▶ What you should do
Repeat all the material exactly; pictures stay out of your copy.

▶ Given material

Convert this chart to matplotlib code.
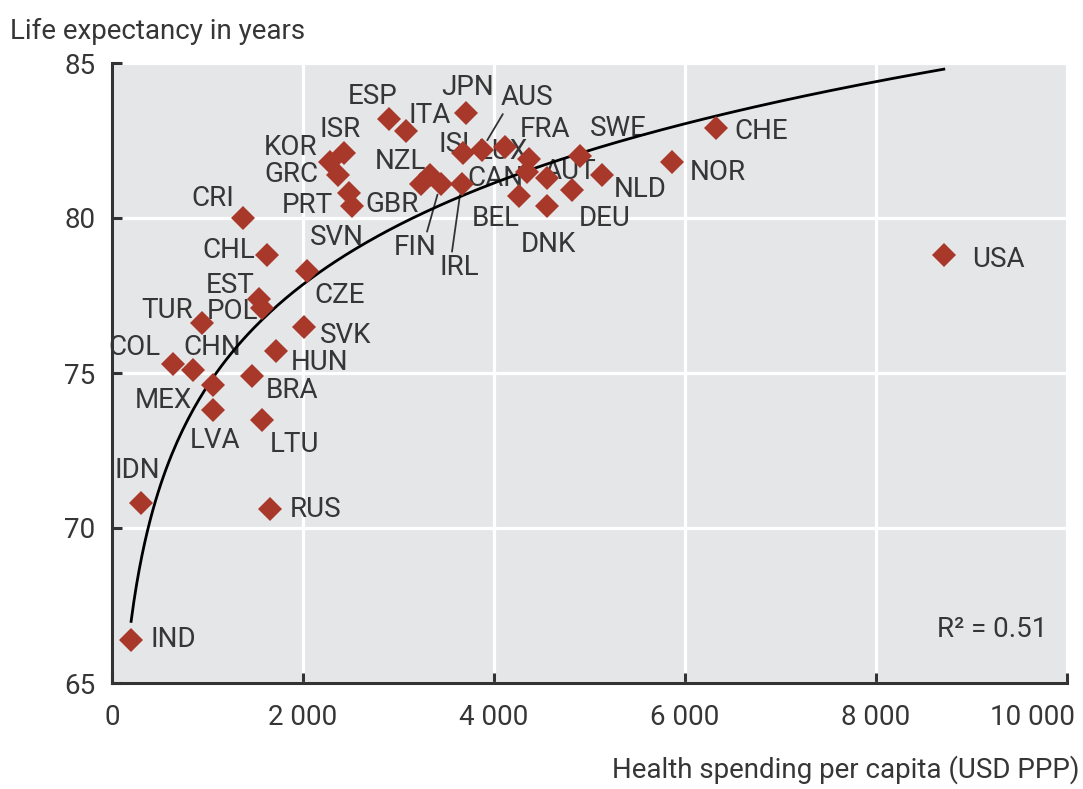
import numpy as np
import matplotlib
matplotlib.use("Agg")
import matplotlib.pyplot as plt
import matplotlib.transforms as mtransforms

plt.rcParams['font.family'] = ['Roboto', 'DejaVu Sans']

# ---------------- data ----------------
countries = ["IND", "IDN", "RUS", "LTU", "LVA", "MEX", "COL", "CHN", "TUR", "POL",
             "EST", "CHL", "CRI", "CZE", "SVK", "HUN", "BRA", "SVN", "PRT", "GRC",
             "KOR", "ISR", "GBR", "NZL", "ESP", "ITA", "JPN", "AUS", "ISL", "LUX",
             "CAN", "FRA", "AUT", "SWE", "NLD", "NOR", "CHE", "USA", "BEL", "DNK",
             "DEU", "FIN", "IRL"]
spending = [200, 300, 1650, 1570, 1060, 1060, 640, 850, 940, 1570,
            1540, 1620, 1370, 2040, 2010, 1720, 1470, 2510, 2480, 2370,
            2280, 2430, 3240, 3330, 2900, 3080, 3710, 3870, 3680, 4370,
            4350, 4120, 4550, 4900, 5130, 5860, 6320, 8710, 4260, 4550,
            4820, 3440, 3660]
life_exp = [66.4, 70.8, 70.6, 73.5, 73.8, 74.6, 75.3, 75.1, 76.6, 77.1,
            77.4, 78.8, 80.0, 78.3, 76.5, 75.7, 74.9, 80.4, 80.8, 81.4,
            81.8, 82.1, 81.1, 81.4, 83.2, 82.8, 83.4, 82.2, 82.1, 81.9,
            81.5, 82.3, 81.3, 82.0, 81.4, 81.8, 82.9, 78.8, 80.7, 80.4,
            80.9, 81.1, 81.1]
# logarithmic trend line: life = trend_a + trend_b * ln(spending)
trend_a = 41.98
trend_b = 4.72
x_ticks = [0, 2000, 4000, 6000, 8000, 10000]
x_tick_labels = ["0", "2 000", "4 000", "6 000", "8 000", "10 000"]
y_ticks = [65, 70, 75, 80, 85]
r2_text = "R\u00b2 = 0.51"

# ---------------- layout (label offsets in pixels, ha) ----------------
label_pos = {
    "IND": (19, 0, "left"), "IDN": (-3, 33, "center"), "RUS": (20, 0, "left"),
    "LTU": (33, -25, "center"), "LVA": (2, -30, "center"), "MEX": (-21, -15, "right"),
    "COL": (-13, 16, "right"), "CHN": (19, 22, "center"), "TUR": (-9, 13, "right"),
    "POL": (-4, -4, "right"), "EST": (-29, 13, "center"), "CHL": (-12, 5, "right"),
    "CRI": (-30, 20, "center"), "CZE": (8, -25, "left"), "SVK": (16, -9, "left"),
    "HUN": (14, -11, "left"), "BRA": (13, -14, "left"), "SVN": (-15, -32, "center"),
    "PRT": (-16, -12, "right"), "GRC": (-20, 0, "right"), "KOR": (-12, 15, "right"),
    "ISR": (-4, 23, "center"), "GBR": (-29, -21, "center"), "NZL": (-30, 13, "center"),
    "ESP": (-16, 22, "center"), "ITA": (24, 16, "center"), "JPN": (1, 25, "center"),
    "AUS": (45, 52, "center"), "ISL": (-5, 8, "center"), "LUX": (-26, 8, "center"),
    "CAN": (-32, -7, "center"), "FRA": (40, 17, "center"), "AUT": (23, 6, "center"),
    "SWE": (38, 28, "center"), "NLD": (38, -15, "center"), "NOR": (18, -10, "left"),
    "CHE": (19, -3, "left"), "USA": (28, -4, "left"), "BEL": (-23, -22, "center"),
    "DNK": (2, -39, "center"), "DEU": (32, -28, "center"), "FIN": (-25, -64, "center"),
    "IRL": (-2, -84, "center"),
}
leaders = {"AUS": (0.08, 0.0), "FIN": (0.75, 1.0), "IRL": (0.3, 1.0)}

W, H = 1083, 789
fig = plt.figure(figsize=(W / 100, H / 100), dpi=100)
ax = fig.add_axes([112 / W, 1 - 683 / H, (1067 - 112) / W, (683 - 63) / H])

text_col = "#363636"
axis_col = "#333333"
marker_col = "#a8382a"
fs = 20

ax.set_facecolor("#e5e6e7")
ax.set_xlim(0, 10000)
ax.set_ylim(65, 85)
ax.set_xticks(x_ticks)
ax.set_xticklabels(x_tick_labels)
ax.set_yticks(y_ticks)
ax.grid(True, color="white", linewidth=2.3, zorder=0)
ax.set_axisbelow(True)
for s in ["top", "right"]:
    ax.spines[s].set_visible(False)
for s in ["left", "bottom"]:
    ax.spines[s].set_color(axis_col)
    ax.spines[s].set_linewidth(2.2)
ax.tick_params(axis="both", direction="in", length=7, width=2.2, color=axis_col,
               labelsize=fs, labelcolor=text_col)
ax.tick_params(axis="y", pad=12)
ax.tick_params(axis="x", pad=15)
xt = ax.get_xticklabels()
xt[-1].set_horizontalalignment("right")
offset = mtransforms.ScaledTranslation(8 / 100, 0, fig.dpi_scale_trans)
xt[-1].set_transform(xt[-1].get_transform() + offset)

# trend line
xs = np.array(spending, dtype=float)
xx = np.linspace(xs.min(), xs.max(), 300)
ax.plot(xx, trend_a + trend_b * np.log(xx), color="black", linewidth=2.0, zorder=3)

# labels (drawn under markers)
for c, xv, yv in zip(countries, spending, life_exp):
    dx, dy, ha = label_pos[c]
    kw = dict(xytext=(dx, dy), textcoords="offset pixels", ha=ha, va="center",
              fontsize=fs, color=text_col, zorder=2)
    if c in leaders:
        kw["arrowprops"] = dict(arrowstyle="-", color="#333333", lw=1.3,
                                shrinkA=0, shrinkB=8, relpos=leaders[c])
    ax.annotate(c, (xv, yv), **kw)

ax.plot(spending, life_exp, linestyle="none", marker="D", markersize=12,
        color=marker_col, markeredgewidth=0, zorder=4)

ax.text(0.979, 0.0855, r2_text, transform=ax.transAxes, ha="right", va="center",
        fontsize=fs, color=text_col)

fig.text(10 / W, 1 - 31 / H, "Life expectancy in years", ha="left", va="center",
         fontsize=fs, color=text_col)
fig.text(1080 / W, 1 - 770 / H, "Health spending per capita (USD PPP)", ha="right",
         va="center", fontsize=fs, color=text_col)

fig.savefig("out.png", dpi=100)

▶ Written reply
Convert this chart to matplotlib code.
import numpy as np
import matplotlib
matplotlib.use("Agg")
import matplotlib.pyplot as plt
import matplotlib.transforms as mtransforms

plt.rcParams['font.family'] = ['Roboto', 'DejaVu Sans']

# ---------------- data ----------------
countries = ["IND", "IDN", "RUS", "LTU", "LVA", "MEX", "COL", "CHN", "TUR", "POL",
             "EST", "CHL", "CRI", "CZE", "SVK", "HUN", "BRA", "SVN", "PRT", "GRC",
             "KOR", "ISR", "GBR", "NZL", "ESP", "ITA", "JPN", "AUS", "ISL", "LUX",
             "CAN", "FRA", "AUT", "SWE", "NLD", "NOR", "CHE", "USA", "BEL", "DNK",
             "DEU", "FIN", "IRL"]
spending = [200, 300, 1650, 1570, 1060, 1060, 640, 850, 940, 1570,
            1540, 1620, 1370, 2040, 2010, 1720, 1470, 2510, 2480, 2370,
            2280, 2430, 3240, 3330, 2900, 3080, 3710, 3870, 3680, 4370,
            4350, 4120, 4550, 4900, 5130, 5860, 6320, 8710, 4260, 4550,
            4820, 3440, 3660]
life_exp = [66.4, 70.8, 70.6, 73.5, 73.8, 74.6, 75.3, 75.1, 76.6, 77.1,
            77.4, 78.8, 80.0, 78.3, 76.5, 75.7, 74.9, 80.4, 80.8, 81.4,
            81.8, 82.1, 81.1, 81.4, 83.2, 82.8, 83.4, 82.2, 82.1, 81.9,
            81.5, 82.3, 81.3, 82.0, 81.4, 81.8, 82.9, 78.8, 80.7, 80.4,
            80.9, 81.1, 81.1]
# logarithmic trend line: life = trend_a + trend_b * ln(spending)
trend_a = 41.98
trend_b = 4.72
x_ticks = [0, 2000, 4000, 6000, 8000, 10000]
x_tick_labels = ["0", "2 000", "4 000", "6 000", "8 000", "10 000"]
y_ticks = [65, 70, 75, 80, 85]
r2_text = "R\u00b2 = 0.51"

# ---------------- layout (label offsets in pixels, ha) ----------------
label_pos = {
    "IND": (19, 0, "left"), "IDN": (-3, 33, "center"), "RUS": (20, 0, "left"),
    "LTU": (33, -25, "center"), "LVA": (2, -30, "center"), "MEX": (-21, -15, "right"),
    "COL": (-13, 16, "right"), "CHN": (19, 22, "center"), "TUR": (-9, 13, "right"),
    "POL": (-4, -4, "right"), "EST": (-29, 13, "center"), "CHL": (-12, 5, "right"),
    "CRI": (-30, 20, "center"), "CZE": (8, -25, "left"), "SVK": (16, -9, "left"),
    "HUN": (14, -11, "left"), "BRA": (13, -14, "left"), "SVN": (-15, -32, "center"),
    "PRT": (-16, -12, "right"), "GRC": (-20, 0, "right"), "KOR": (-12, 15, "right"),
    "ISR": (-4, 23, "center"), "GBR": (-29, -21, "center"), "NZL": (-30, 13, "center"),
    "ESP": (-16, 22, "center"), "ITA": (24, 16, "center"), "JPN": (1, 25, "center"),
    "AUS": (45, 52, "center"), "ISL": (-5, 8, "center"), "LUX": (-26, 8, "center"),
    "CAN": (-32, -7, "center"), "FRA": (40, 17, "center"), "AUT": (23, 6, "center"),
    "SWE": (38, 28, "center"), "NLD": (38, -15, "center"), "NOR": (18, -10, "left"),
    "CHE": (19, -3, "left"), "USA": (28, -4, "left"), "BEL": (-23, -22, "center"),
    "DNK": (2, -39, "center"), "DEU": (32, -28, "center"), "FIN": (-25, -64, "center"),
    "IRL": (-2, -84, "center"),
}
leaders = {"AUS": (0.08, 0.0), "FIN": (0.75, 1.0), "IRL": (0.3, 1.0)}

W, H = 1083, 789
fig = plt.figure(figsize=(W / 100, H / 100), dpi=100)
ax = fig.add_axes([112 / W, 1 - 683 / H, (1067 - 112) / W, (683 - 63) / H])

text_col = "#363636"
axis_col = "#333333"
marker_col = "#a8382a"
fs = 20

ax.set_facecolor("#e5e6e7")
ax.set_xlim(0, 10000)
ax.set_ylim(65, 85)
ax.set_xticks(x_ticks)
ax.set_xticklabels(x_tick_labels)
ax.set_yticks(y_ticks)
ax.grid(True, color="white", linewidth=2.3, zorder=0)
ax.set_axisbelow(True)
for s in ["top", "right"]:
    ax.spines[s].set_visible(False)
for s in ["left", "bottom"]:
    ax.spines[s].set_color(axis_col)
    ax.spines[s].set_linewidth(2.2)
ax.tick_params(axis="both", direction="in", length=7, width=2.2, color=axis_col,
               labelsize=fs, labelcolor=text_col)
ax.tick_params(axis="y", pad=12)
ax.tick_params(axis="x", pad=15)
xt = ax.get_xticklabels()
xt[-1].set_horizontalalignment("right")
offset = mtransforms.ScaledTranslation(8 / 100, 0, fig.dpi_scale_trans)
xt[-1].set_transform(xt[-1].get_transform() + offset)

# trend line
xs = np.array(spending, dtype=float)
xx = np.linspace(xs.min(), xs.max(), 300)
ax.plot(xx, trend_a + trend_b * np.log(xx), color="black", linewidth=2.0, zorder=3)

# labels (drawn under markers)
for c, xv, yv in zip(countries, spending, life_exp):
    dx, dy, ha = label_pos[c]
    kw = dict(xytext=(dx, dy), textcoords="offset pixels", ha=ha, va="center",
              fontsize=fs, color=text_col, zorder=2)
    if c in leaders:
        kw["arrowprops"] = dict(arrowstyle="-", color="#333333", lw=1.3,
                                shrinkA=0, shrinkB=8, relpos=leaders[c])
    ax.annotate(c, (xv, yv), **kw)

ax.plot(spending, life_exp, linestyle="none", marker="D", markersize=12,
        color=marker_col, markeredgewidth=0, zorder=4)

ax.text(0.979, 0.0855, r2_text, transform=ax.transAxes, ha="right", va="center",
        fontsize=fs, color=text_col)

fig.text(10 / W, 1 - 31 / H, "Life expectancy in years", ha="left", va="center",
         fontsize=fs, color=text_col)
fig.text(1080 / W, 1 - 770 / H, "Health spending per capita (USD PPP)", ha="right",
         va="center", fontsize=fs, color=text_col)

fig.savefig("out.png", dpi=100)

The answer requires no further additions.